Mahar Politik dan Selebrasi Kekalahan

Oleh :
Wahyu Kuncoro SN
Wartawan Harian Bhirawa
Kita tentu bersepakat agar praktik politik uang (money politics) dalam Pilkada serentak 2018 tidak terjadi. Politik transaksional, telah memicu praktik korupsi. Terseretnya sejumlah kepala daerah dan tokoh politik dalam berbagai kasus korupsi bisa jadi merupakan limbah dari politik transaksional yang pernah dilakoninya. Nafsu berkuasa mengakibatkan seseorang melakukan berbagai cara dan menyederhanakan cara untuk meraih kekuasaan. Inilah yang terjadi, politik transaksional kerap bahkan selalu terjadi dalam setiap gelaran pilkada dan pemilu. Namun tentu kita juga meyakini bahwa masih ada figur-figur yang relatif bersih dari praktik-praktik nista tersebut.

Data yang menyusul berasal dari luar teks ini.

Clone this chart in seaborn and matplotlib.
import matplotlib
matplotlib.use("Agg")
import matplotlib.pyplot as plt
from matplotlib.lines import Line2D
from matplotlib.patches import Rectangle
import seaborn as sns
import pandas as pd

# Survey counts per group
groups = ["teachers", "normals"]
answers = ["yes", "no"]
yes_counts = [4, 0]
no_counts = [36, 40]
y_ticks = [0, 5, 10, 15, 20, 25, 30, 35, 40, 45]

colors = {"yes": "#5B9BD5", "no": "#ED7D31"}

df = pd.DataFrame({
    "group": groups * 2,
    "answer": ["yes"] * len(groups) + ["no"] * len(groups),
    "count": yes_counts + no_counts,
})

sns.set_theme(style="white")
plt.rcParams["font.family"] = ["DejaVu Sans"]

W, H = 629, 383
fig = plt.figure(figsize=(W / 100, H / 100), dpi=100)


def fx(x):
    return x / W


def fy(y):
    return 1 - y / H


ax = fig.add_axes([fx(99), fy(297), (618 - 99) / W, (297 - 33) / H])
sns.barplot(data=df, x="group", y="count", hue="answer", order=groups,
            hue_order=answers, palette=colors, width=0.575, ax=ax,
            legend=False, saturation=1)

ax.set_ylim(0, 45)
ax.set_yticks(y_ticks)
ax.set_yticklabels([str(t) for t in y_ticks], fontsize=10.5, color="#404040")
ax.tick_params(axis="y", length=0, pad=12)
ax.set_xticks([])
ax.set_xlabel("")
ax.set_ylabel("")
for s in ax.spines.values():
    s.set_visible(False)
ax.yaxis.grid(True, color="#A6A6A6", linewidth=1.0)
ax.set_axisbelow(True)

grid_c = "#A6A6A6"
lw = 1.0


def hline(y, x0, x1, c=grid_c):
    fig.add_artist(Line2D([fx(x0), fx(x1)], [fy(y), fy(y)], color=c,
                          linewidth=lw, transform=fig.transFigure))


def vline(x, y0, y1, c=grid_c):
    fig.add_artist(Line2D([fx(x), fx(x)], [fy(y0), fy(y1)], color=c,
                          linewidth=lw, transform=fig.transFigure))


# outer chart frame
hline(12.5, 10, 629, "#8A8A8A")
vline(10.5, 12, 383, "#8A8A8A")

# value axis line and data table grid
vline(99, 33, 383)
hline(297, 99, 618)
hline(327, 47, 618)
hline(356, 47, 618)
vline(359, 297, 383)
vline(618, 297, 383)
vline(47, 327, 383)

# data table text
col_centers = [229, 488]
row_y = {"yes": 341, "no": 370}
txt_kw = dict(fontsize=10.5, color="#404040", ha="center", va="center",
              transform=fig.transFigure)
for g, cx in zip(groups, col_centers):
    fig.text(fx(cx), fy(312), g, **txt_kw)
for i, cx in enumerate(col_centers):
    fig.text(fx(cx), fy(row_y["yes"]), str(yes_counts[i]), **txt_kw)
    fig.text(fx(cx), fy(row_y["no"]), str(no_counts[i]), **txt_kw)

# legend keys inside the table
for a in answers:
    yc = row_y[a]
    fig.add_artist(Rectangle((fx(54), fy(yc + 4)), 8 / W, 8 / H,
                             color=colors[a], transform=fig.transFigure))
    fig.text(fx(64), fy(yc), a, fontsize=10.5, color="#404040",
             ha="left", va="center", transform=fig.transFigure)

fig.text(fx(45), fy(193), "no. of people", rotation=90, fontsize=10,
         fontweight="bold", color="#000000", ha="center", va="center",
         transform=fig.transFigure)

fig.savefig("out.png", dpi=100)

Publik sedih karena politik transaksional sepertinya sudah menjadi wajah demokrasi di negeri ini. Momentum Pilkada serentak inilah sepatutnya rakyat melakukan perlawanan terhadap politik transaksional. Rakyat harus cerdas untuk tidak memilih calon kepala daerah yang melakukan politik uang, memberikan mahar politik, dan lainnya. Yang kita inginkan terpilihnya kepala daerah yang punya integritas, amanah, dan jujur.

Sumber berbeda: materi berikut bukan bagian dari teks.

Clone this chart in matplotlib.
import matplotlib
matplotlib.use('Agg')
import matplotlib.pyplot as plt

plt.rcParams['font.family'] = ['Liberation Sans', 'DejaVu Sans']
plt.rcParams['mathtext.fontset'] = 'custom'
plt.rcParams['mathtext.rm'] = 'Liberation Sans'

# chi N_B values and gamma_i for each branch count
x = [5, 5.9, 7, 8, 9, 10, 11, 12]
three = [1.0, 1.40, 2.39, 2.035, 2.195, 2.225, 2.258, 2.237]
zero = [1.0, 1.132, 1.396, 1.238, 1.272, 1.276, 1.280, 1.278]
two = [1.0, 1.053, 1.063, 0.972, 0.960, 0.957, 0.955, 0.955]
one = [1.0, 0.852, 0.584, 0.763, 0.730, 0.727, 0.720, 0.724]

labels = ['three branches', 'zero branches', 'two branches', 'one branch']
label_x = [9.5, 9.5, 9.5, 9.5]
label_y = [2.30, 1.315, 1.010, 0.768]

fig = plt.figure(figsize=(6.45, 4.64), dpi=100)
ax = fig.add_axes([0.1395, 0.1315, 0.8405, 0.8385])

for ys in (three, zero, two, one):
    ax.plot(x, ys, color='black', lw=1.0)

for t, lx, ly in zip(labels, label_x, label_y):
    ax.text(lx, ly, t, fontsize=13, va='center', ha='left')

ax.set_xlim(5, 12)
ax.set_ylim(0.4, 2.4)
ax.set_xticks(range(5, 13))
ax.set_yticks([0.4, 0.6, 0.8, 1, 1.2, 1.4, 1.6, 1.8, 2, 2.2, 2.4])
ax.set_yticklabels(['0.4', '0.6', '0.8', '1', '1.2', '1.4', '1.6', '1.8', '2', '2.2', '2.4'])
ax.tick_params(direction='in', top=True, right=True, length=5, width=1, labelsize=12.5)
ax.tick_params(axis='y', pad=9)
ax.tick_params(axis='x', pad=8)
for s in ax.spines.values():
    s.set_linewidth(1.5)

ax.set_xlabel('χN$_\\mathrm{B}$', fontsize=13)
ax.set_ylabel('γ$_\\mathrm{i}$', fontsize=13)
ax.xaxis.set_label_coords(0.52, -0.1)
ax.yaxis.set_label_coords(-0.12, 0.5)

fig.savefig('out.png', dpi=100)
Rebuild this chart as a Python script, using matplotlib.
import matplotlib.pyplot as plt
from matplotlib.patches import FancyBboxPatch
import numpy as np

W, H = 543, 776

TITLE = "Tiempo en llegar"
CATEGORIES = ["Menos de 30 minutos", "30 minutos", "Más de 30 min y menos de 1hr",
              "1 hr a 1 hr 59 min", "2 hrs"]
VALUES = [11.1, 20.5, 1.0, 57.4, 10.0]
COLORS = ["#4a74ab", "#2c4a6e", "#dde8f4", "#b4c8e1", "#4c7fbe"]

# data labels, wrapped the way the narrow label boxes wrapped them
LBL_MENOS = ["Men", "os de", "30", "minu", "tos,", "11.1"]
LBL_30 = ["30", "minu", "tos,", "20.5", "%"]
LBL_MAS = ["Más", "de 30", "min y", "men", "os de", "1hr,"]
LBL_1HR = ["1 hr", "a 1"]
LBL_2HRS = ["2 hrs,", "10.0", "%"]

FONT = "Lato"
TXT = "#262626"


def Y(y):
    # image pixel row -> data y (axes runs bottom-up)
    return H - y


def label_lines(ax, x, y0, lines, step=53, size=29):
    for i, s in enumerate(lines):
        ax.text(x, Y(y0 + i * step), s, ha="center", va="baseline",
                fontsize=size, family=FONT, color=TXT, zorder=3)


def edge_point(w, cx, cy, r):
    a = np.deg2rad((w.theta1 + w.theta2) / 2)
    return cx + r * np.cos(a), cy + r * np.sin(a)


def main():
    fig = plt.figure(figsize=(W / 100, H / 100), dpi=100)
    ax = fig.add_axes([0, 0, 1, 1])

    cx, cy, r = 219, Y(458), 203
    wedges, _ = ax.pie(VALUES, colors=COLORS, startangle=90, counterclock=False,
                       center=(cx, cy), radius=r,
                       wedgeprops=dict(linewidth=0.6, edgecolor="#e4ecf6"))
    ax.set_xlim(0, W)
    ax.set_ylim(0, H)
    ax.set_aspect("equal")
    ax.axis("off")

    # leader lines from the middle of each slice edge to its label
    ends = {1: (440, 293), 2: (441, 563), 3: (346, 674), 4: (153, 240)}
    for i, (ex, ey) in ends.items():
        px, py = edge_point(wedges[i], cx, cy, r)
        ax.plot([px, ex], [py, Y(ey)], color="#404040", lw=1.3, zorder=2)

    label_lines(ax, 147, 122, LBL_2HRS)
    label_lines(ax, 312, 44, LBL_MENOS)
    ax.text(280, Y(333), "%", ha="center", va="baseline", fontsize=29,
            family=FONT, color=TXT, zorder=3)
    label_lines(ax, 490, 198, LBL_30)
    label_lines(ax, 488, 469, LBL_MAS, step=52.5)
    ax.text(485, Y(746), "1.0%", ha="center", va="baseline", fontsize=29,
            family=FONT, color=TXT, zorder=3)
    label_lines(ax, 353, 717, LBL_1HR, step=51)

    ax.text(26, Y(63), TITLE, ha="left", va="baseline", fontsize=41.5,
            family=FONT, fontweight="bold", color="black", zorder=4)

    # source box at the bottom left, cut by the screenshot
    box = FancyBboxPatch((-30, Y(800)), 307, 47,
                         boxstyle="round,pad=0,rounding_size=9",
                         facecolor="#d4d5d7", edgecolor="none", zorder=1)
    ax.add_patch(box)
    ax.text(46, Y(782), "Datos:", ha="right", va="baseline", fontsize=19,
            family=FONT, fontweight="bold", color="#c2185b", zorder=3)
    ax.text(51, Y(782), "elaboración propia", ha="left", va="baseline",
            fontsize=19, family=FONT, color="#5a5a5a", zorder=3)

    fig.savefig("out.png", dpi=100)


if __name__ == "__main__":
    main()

Namun harapan agar pilkada jauh dari politik transaksional rasanya masih jauh panggang dari api. Belum jauh tahapan Pilkada bergulir, isu mahar politik begitu menyengat baunya. Namun, perbincangan soal mahar politik yang sempat menguat beberapa waktu lalu, kini kembali tenggelam dan nyaris tidak terdengar lagi. Ketua Kamar Dagang dan Industri (Kadin) Jatim La Nyala Mataliti yang sempat akan maju Pilgub Jatim lewat Partai Gerindra mencoba menghangatkan tensi politik dengan membuat pengakuan adanya permintaan sejumlah –yang kemudian disebut sebagai mahar politik– ke pihak tertentu di Partai Gerindra agar bisa mendapatkan rekomendasi dari Partai. Bahkan nama Prabowo sempat ikut terseret dalam kasus mahar politik tersebut.

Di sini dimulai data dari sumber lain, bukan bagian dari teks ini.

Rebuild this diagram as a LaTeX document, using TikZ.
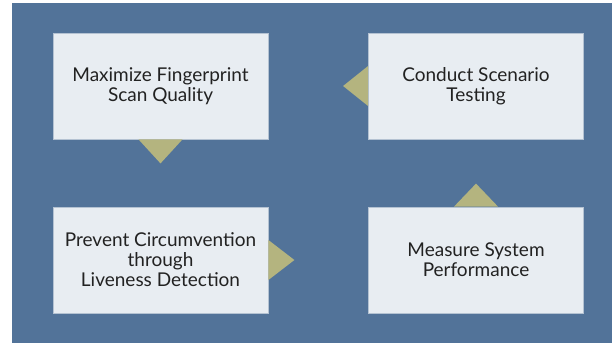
\documentclass[tikz,border=0pt]{standalone}
\usepackage{fontspec}
\setmainfont{Lato}
\usepackage{tikz}
\usetikzlibrary{positioning}

\definecolor{bgblue}{HTML}{527399}
\definecolor{boxfill}{HTML}{E8EDF2}
\definecolor{boxline}{HTML}{B4C2D2}
\definecolor{tipolive}{HTML}{B4B47F}
\definecolor{txtdark}{HTML}{222222}

\tikzset{
    stage/.style={rectangle, fill=boxfill, draw=boxline, line width=0.8pt,
        minimum width=215pt, minimum height=106pt, inner sep=0pt,
        align=center, text=txtdark,
        font=\fontsize{19}{20}\selectfont},
    pointer/.style={fill=tipolive}
}

\begin{document}
\begin{tikzpicture}[x=1pt,y=-1pt]
    \useasboundingbox (0,0) rectangle (612,343);
    % backdrop
    \fill[bgblue] (12,3) rectangle (612,343);

    % draw stages
    \node[stage] (maxq) at (160.5,86) {Maximize Fingerprint\\Scan Quality};
    \node[stage] (conduct) at (476,86) {Conduct Scenario\\Testing};
    \node[stage] (prevent) at (160.5,260) {Prevent Circumvention\\through\\Liveness Detection};
    \node[stage] (measure) at (476,260) {Measure System\\Performance};

    % draw pointers between stages
    \fill[pointer] ([xshift=-22pt]maxq.south) -- ([xshift=22pt]maxq.south)
        -- ([yshift=-24pt]maxq.south) -- cycle;%down
    \fill[pointer] ([yshift=20pt]prevent.east) -- ([yshift=-20pt]prevent.east)
        -- ([xshift=26pt]prevent.east) -- cycle;%right
    \fill[pointer] ([xshift=-22pt]measure.north) -- ([xshift=22pt]measure.north)
        -- ([yshift=23pt]measure.north) -- cycle;%up
    \fill[pointer] ([yshift=20pt]conduct.west) -- ([yshift=-20pt]conduct.west)
        -- ([xshift=-25pt]conduct.west) -- cycle;%left
\end{tikzpicture}
\end{document}
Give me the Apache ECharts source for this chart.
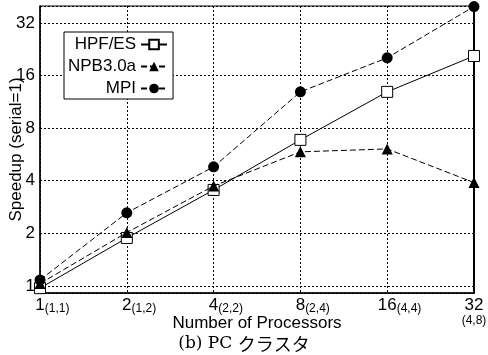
<!DOCTYPE html>
<html>
<head>
<meta charset="utf-8">
<script src="https://cdn.jsdelivr.net/npm/echarts@6/dist/echarts.min.js"></script>
<style>
  html, body { margin: 0; padding: 0; background: #fff; }
  #chart { width: 488px; height: 355px; }
</style>
</head>
<body>
<div id="chart"></div>
<script>
// Processor counts and their (row,col) process grids
const processors = [1, 2, 4, 8, 16, 32];
const gridShapes = ['(1,1)', '(1,2)', '(2,2)', '(2,4)', '(4,4)', '(4,8)'];
const yTickValues = [1, 2, 4, 8, 16, 32];

// Measured speedups (serial = 1)
const hpfEs   = [0.97, 1.88, 3.54, 6.85, 12.9, 20.7];
const npb30a  = [1.03, 2.02, 3.73, 5.85, 6.08, 3.9];
const mpi     = [1.08, 2.62, 4.8, 12.9, 20.2, 39.7];

const FONT = '"Liberation Sans", Arial, sans-serif';

const pairs = arr => processors.map((p, i) => [p, arr[i]]);

const chart = echarts.init(document.getElementById('chart'), null, { renderer: 'canvas' });

chart.setOption({
  animation: false,
  backgroundColor: '#fff',
  grid: {
    left: 40, right: 14, top: 6, bottom: 62,
    containLabel: false, outerBoundsMode: 'none',
    show: true, borderColor: '#000', borderWidth: 1, backgroundColor: 'transparent'
  },
  legend: {
    left: 64, top: 32,
    orient: 'vertical',
    align: 'right',
    padding: [4, 5, 2, 4],
    itemGap: 5,
    itemWidth: 26, itemHeight: 12,
    backgroundColor: '#fff',
    borderColor: '#000', borderWidth: 1, borderRadius: 0,
    textStyle: { fontFamily: FONT, fontSize: 17, color: '#000' },
    data: ['HPF/ES', 'NPB3.0a', 'MPI']
  },
  xAxis: {
    type: 'log', logBase: 2, min: 1, max: 32,
    name: 'Number of Processors',
    nameLocation: 'middle', nameGap: 22, nameMoveOverlap: false,
    nameTextStyle: { fontFamily: FONT, fontSize: 17, color: '#000' },
    axisLine: { lineStyle: { color: '#000', width: 1.5 } },
    axisTick: { show: false },
    splitLine: { show: true, lineStyle: { color: '#000', width: 1, type: [2, 2] } },
    axisLabel: {
      margin: 3,
      color: '#000',
      formatter: v => {
        const i = processors.indexOf(Math.round(v));
        if (i < 0) return '';
        if (i === processors.length - 1) return '{n|' + processors[i] + '}\n{c|' + gridShapes[i] + '}';
        return '{g|' + gridShapes[i] + '}{n|' + processors[i] + '}{s|' + gridShapes[i] + '}';
      },
      rich: {
        n: { fontFamily: FONT, fontSize: 17, color: '#000', lineHeight: 18 },
        s: { fontFamily: FONT, fontSize: 12, color: '#000', lineHeight: 18, padding: [7, 0, 0, 0] },
        g: { fontFamily: FONT, fontSize: 12, color: 'rgba(0,0,0,0)', lineHeight: 18, padding: [7, 0, 0, 0] },
        c: { fontFamily: FONT, fontSize: 12, color: '#000', lineHeight: 13 }
      }
    }
  },
  yAxis: [{
    type: 'log', logBase: 2, min: 0.91, max: 40,
    name: 'Speedup (serial=1)',
    nameLocation: 'middle', nameGap: 15, nameMoveOverlap: false,
    nameTextStyle: { fontFamily: FONT, fontSize: 17, color: '#000' },
    axisLine: { lineStyle: { color: '#000', width: 1.5 } },
    axisTick: { show: false },
    splitLine: { show: true, lineStyle: { color: '#000', width: 1, type: [2, 2] } },
    axisLabel: {
      margin: 5,
      showMinLabel: false, showMaxLabel: false,
      fontFamily: FONT, fontSize: 17, color: '#000',
      formatter: v => {
        const r = Math.round(v);
        return yTickValues.includes(r) && Math.abs(v - r) < 0.01 ? String(r) : '';
      }
    }
  }, {
    type: 'log', logBase: 2, min: 0.91, max: 40,
    position: 'right',
    axisLine: { show: true, lineStyle: { color: '#000', width: 2 } },
    axisTick: { show: false },
    axisLabel: { show: false },
    splitLine: { show: false }
  }],
  series: [{
    name: 'HPF/ES', type: 'line', data: pairs(hpfEs),
    symbol: 'rect', symbolSize: 11,
    itemStyle: { color: '#fff', borderColor: '#000', borderWidth: 1 },
    lineStyle: { color: '#000', width: 1, type: 'solid' },
    z: 3
  }, {
    name: 'NPB3.0a', type: 'line', data: pairs(npb30a),
    symbol: 'triangle', symbolSize: 11,
    itemStyle: { color: '#000', borderColor: '#000', borderWidth: 0 },
    lineStyle: { color: '#000', width: 1, type: [6, 3] },
    z: 4
  }, {
    name: 'MPI', type: 'line', data: pairs(mpi),
    symbol: 'circle', symbolSize: 11,
    itemStyle: { color: '#000', borderColor: '#000', borderWidth: 0 },
    lineStyle: { color: '#000', width: 1, type: [6, 3] },
    z: 5
  }],
  title: {
    left: 'center', top: 335,
    padding: 0,
    text: '{a|(b) PC }{b|クラスタ}',
    textStyle: {
      fontWeight: 'normal',
      rich: {
        a: { fontFamily: '"DejaVu Serif", "Liberation Serif", serif', fontSize: 17, fontWeight: 'normal', color: '#000' },
        b: { fontFamily: '"Noto Sans CJK JP", sans-serif', fontSize: 18, fontWeight: 'normal', color: '#000' }
      }
    }
  }
});
</script>
</body>
</html>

Statement yang ‘mengagetkan’ tersebut pun akhirnya menghangatkan suasana menuju penyelenggaraan Pilkada serentak tahun ini. Mahar politik lantas menjadi isu nasional dan menjadi berbincangan dimana-mana. Seolah semua ingin menunjukkan sikap dan keberpihakannya dalam mewujudkan pilkada yang bersih. Awalnya, banyak pihak berharap agar pengakuan adanya mahar politik tersebut akan menjadi momentum untuk menyingkap praktik mahar politik yang hampir selalu membayangi setiap penyelenggaraan pilkada. Sayangnya, isu mahar politik lambat laun hilang tanpa kabar. Hampir semua mafhum, bahwa persoalan mahar politik dalam Pilkada itu nyata dan benar adanya. Hanya yang mungkin jadi masalah adalah siapa yang secara ksatria berani mengungkapkan mahar politik?
Selebrasi Kekalahan
Umumnya, pihak-pihak yang mengungkapkan terjadinya mahar politik tidak bermaksud untuk mengungkapkan terjadinya praktik politik terlarang tersebut, tetapi lebih sebagai manifestasi menutup malu semata atas kegagalan dalam berkontestasi politik khususnya dalam perebutan rekomendasi partai. Tudingan praktik politik uang tersebut lebih sering menjadi cerita yang muncul dari orang-orang yang tersingkir dari panggung politik. Sederhananya, apa yang disampaikan La Nyala Mataliti terkait tentang adanya mahar politik bisa saja benar, namun benarkah pengungkapkan hal tersebut dilatari oleh keinginan untuk membongkarnya? Rasanya kok tidak. Dan terbukti, nyaringnya pengungkapan adanya mahar politik hanya sekadar abang-abang lambe penutup cerita tentang gagalnya memperoleh rekomendasi partai untuk maju di Pilgub Jatim.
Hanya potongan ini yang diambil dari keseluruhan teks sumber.